Have you ever wondered about the things we do for our children? Right or wrong, well intended though misguided and however utterly ineffectual, they often reaffirm the truism that as parents we too do the "darndest” things.

It is probably best explained by and attributed to our "nesting" instinct-that our first obligation is to protect our children-to enable them not only to defend and protect themselves but also to keep them out of harm's way-both when they are still very young but even after they have done some growing up.


So it was that I tried to interest Ben in playing hockey with a group of Jewish men-one of whom I knew from my synagogue. They were not so much a team as simply a group of guys who enjoyed the "rough and tumble" of ice hockey. "Perfect!" I thought for Ben: skating at which he had always excelled, hard checking against the boards, slap shots ... what could be better? Problem was that this group practiced twice a week at 10:00 p.m., but for several weeks, Ben and I went-he played, I watched and on occasion fell asleep in the stands. Unhappily it did not last beyond two months or so, but back to my motive for a bit.

How was this an example of my "nesting" instinct?

Ben had always been very athletically oriented.

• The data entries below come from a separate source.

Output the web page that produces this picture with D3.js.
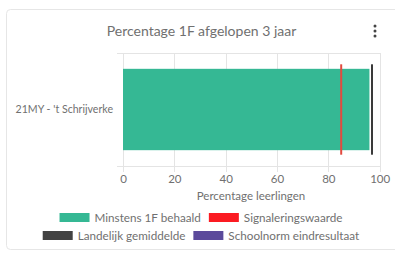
<!DOCTYPE html>
<html><head><meta charset="utf-8">
<script src="https://cdn.jsdelivr.net/npm/d3@7"></script>
<style>
html,body{margin:0;padding:0;background:#fff;}
svg{display:block;font-family:Lato, "Open Sans", sans-serif;}
</style></head>
<body><svg id="c" width="395" height="253"></svg>
<script>
const categories = ["21MY - 't Schrijverke"];
const behaald = [96];
const signalering = [85];
const landelijk = [97];
const schoolnorm = [];
const xTicks = [0, 20, 40, 60, 80, 100];
const legendRows = [
  [{label: "Minstens 1F behaald", color: "#35b894"}, {label: "Signaleringswaarde", color: "#fb1b22"}],
  [{label: "Landelijk gemiddelde", color: "#424242"}, {label: "Schoolnorm eindresultaat", color: "#5b4a9b"}]
];
const title = "Percentage 1F afgelopen 3 jaar";
const xTitle = "Percentage leerlingen";

const svg = d3.select("#c");
const grey = "#707070";

// card
svg.append("rect").attr("x", 6.5).attr("y", 9.5).attr("width", 400).attr("height", 240)
  .attr("rx", 4).attr("fill", "#fff").attr("stroke", "#e6e6e6");

// title
svg.append("text").attr("x", 201.5).attr("y", 36).attr("text-anchor", "middle")
  .attr("font-size", 14).attr("fill", grey).text(title);
// kebab
[26, 31, 36].forEach(cy => svg.append("circle").attr("cx", 375).attr("cy", cy).attr("r", 1.5).attr("fill", "#444"));

const x = d3.scaleLinear().domain([0, 100]).range([123, 379.7]);
const y = d3.scaleBand().domain(categories).range([53, 166]);
const inner = 0.72, outer = 0.8;

// grid verticals
const g = svg.append("g");
g.selectAll(".vg").data(xTicks).join("line")
  .attr("x1", d => Math.round(x(d)) + 0.5).attr("x2", d => Math.round(x(d)) + 0.5)
  .attr("y1", 53).attr("y2", 172).attr("stroke", "#e4e4e4");
[53, 166].forEach(yy => g.append("line").attr("x1", 117).attr("x2", 380)
  .attr("y1", yy + 0.5).attr("y2", yy + 0.5).attr("stroke", "#e4e4e4"));

// x axis labels
const xAxis = d3.axisBottom(x).tickValues(xTicks).tickSize(0).tickPadding(0);
const ax = svg.append("g").attr("transform", "translate(0,174.5)").call(xAxis);
ax.select(".domain").remove();
ax.selectAll("text").attr("font-size", 11.5).attr("fill", grey).attr("font-family", "Lato, sans-serif").attr("dy", "0.7em");

svg.append("text").attr("x", 251).attr("y", 200).attr("text-anchor", "middle")
  .attr("font-size", 11.5).attr("fill", grey).text(xTitle);

// y labels
const yAxis = d3.axisLeft(y).tickSize(0).tickPadding(10);
const ay = svg.append("g").attr("transform", "translate(123,0)").call(yAxis);
ay.select(".domain").remove();
ay.selectAll("text").attr("font-size", 10.6).attr("fill", grey).attr("font-family", "Lato, sans-serif");

// bars
const bw = y.bandwidth();
svg.selectAll(".bar").data(categories.map((c, i) => ({c, v: behaald[i]}))).join("rect")
  .attr("x", x(0)).attr("y", d => y(d.c) + bw * (1 - inner) / 2)
  .attr("width", d => x(d.v) - x(0)).attr("height", bw * inner)
  .attr("fill", legendRows[0][0].color);

function vline(vals, color) {
  svg.selectAll(null).data(categories.map((c, i) => ({c, v: vals[i]})).filter(d => d.v != null)).join("line")
    .attr("x1", d => x(d.v)).attr("x2", d => x(d.v))
    .attr("y1", d => y(d.c) + bw * (1 - outer) / 2).attr("y2", d => y(d.c) + bw * (1 + outer) / 2)
    .attr("stroke", color).attr("stroke-width", 2);
}
vline(signalering, "#e34a3f");
vline(landelijk, "#3a3a3a");
vline(schoolnorm, "#5b4a9b");

// legend
const rowY = [217.5, 235.5];
legendRows.forEach((row, ri) => {
  const lg = svg.append("g");
  let cx = 0;
  row.forEach((it, i) => {
    const item = lg.append("g").attr("transform", `translate(${cx},0)`);
    item.append("rect").attr("x", 0).attr("y", -4.5).attr("width", 30).attr("height", 9).attr("fill", it.color);
    const t = item.append("text").attr("x", 35).attr("y", 0).attr("dy", "0.35em")
      .attr("font-size", 11.7).attr("fill", grey).text(it.label);
    cx += 35 + t.node().getComputedTextLength() + 8;
  });
  const total = cx - 8;
  lg.attr("transform", `translate(${201 - total / 2},${rowY[ri]})`);
});
</script></body></html>
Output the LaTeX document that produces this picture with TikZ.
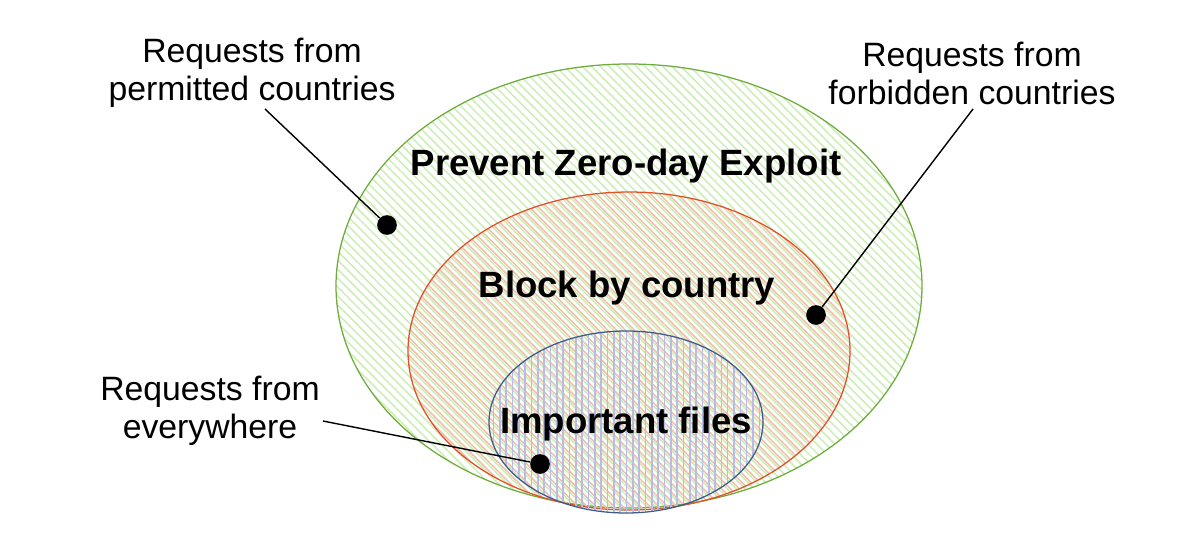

My intent was to try to show him ways by which he might maximize his strengths with the added benefit that more regular physical exertion would serve him well as a diabetic. Secondly, I was also trying to demonstrate that there were other "friends choices" out there which, I thought, were more wholesome than Ben's "friends choices"!

You may ask:

‘What was the outcome of all of this “parental engineering’?

Simply put … whenever I tried to make a choice for Ben, it failed-no matter how parentally pure my motive. He invariably reverted to his choices. Interestingly, Ben's mom used to say of him that he had always been a very cautious child-even from his earliest years. The kind of person who carefully surveys a new situation, looking it over, scrutinizing it in an attempt to determine if it seems right for him. All well and good, one might say! Deliberate, cautious in his moves, like playing chess with life itself.

However, as parents-no matter how much we may both encourage and applaud self-reliance in our children, a "stand-up" approach-it is often a heartbreaker to see-that despite the fact that we do know better ... life having taught us. Our children, eager and determined to exercise their autonomy, often end up making poor choices, their own choices indeed but poor ones nevertheless.

So, what does one do if a child is tending in the wrong direction?

Love him then more demonstrably than ever before! Let your actions define both the intent and meaning of "unconditional love" though tempered by discipline, structure and appropriate consequences should he require them.

2 comments:

Anonymous said...

your penmanship is something to be envied. I don't know how much time I have left to read and write your work so I am just going to (possibly erroneously say) your son's up-start was much like mine. You should read a book called "the Scribe." it's fiction, just came out. I too played hockey for two months. Chose the wrong friends. I don't know how long your son lived, got to live? In your writings -in what you wrote in hindsight- you seem like a father I would have been proud to have called my own. I have no right to put a value on life. But life is a mystery and sometimes curses are blessings in disguise.

Alan aka Avrum ben Avrum said...

Dear Anonymous,

Thank you for your time, interest and kind words. I do appreciate them!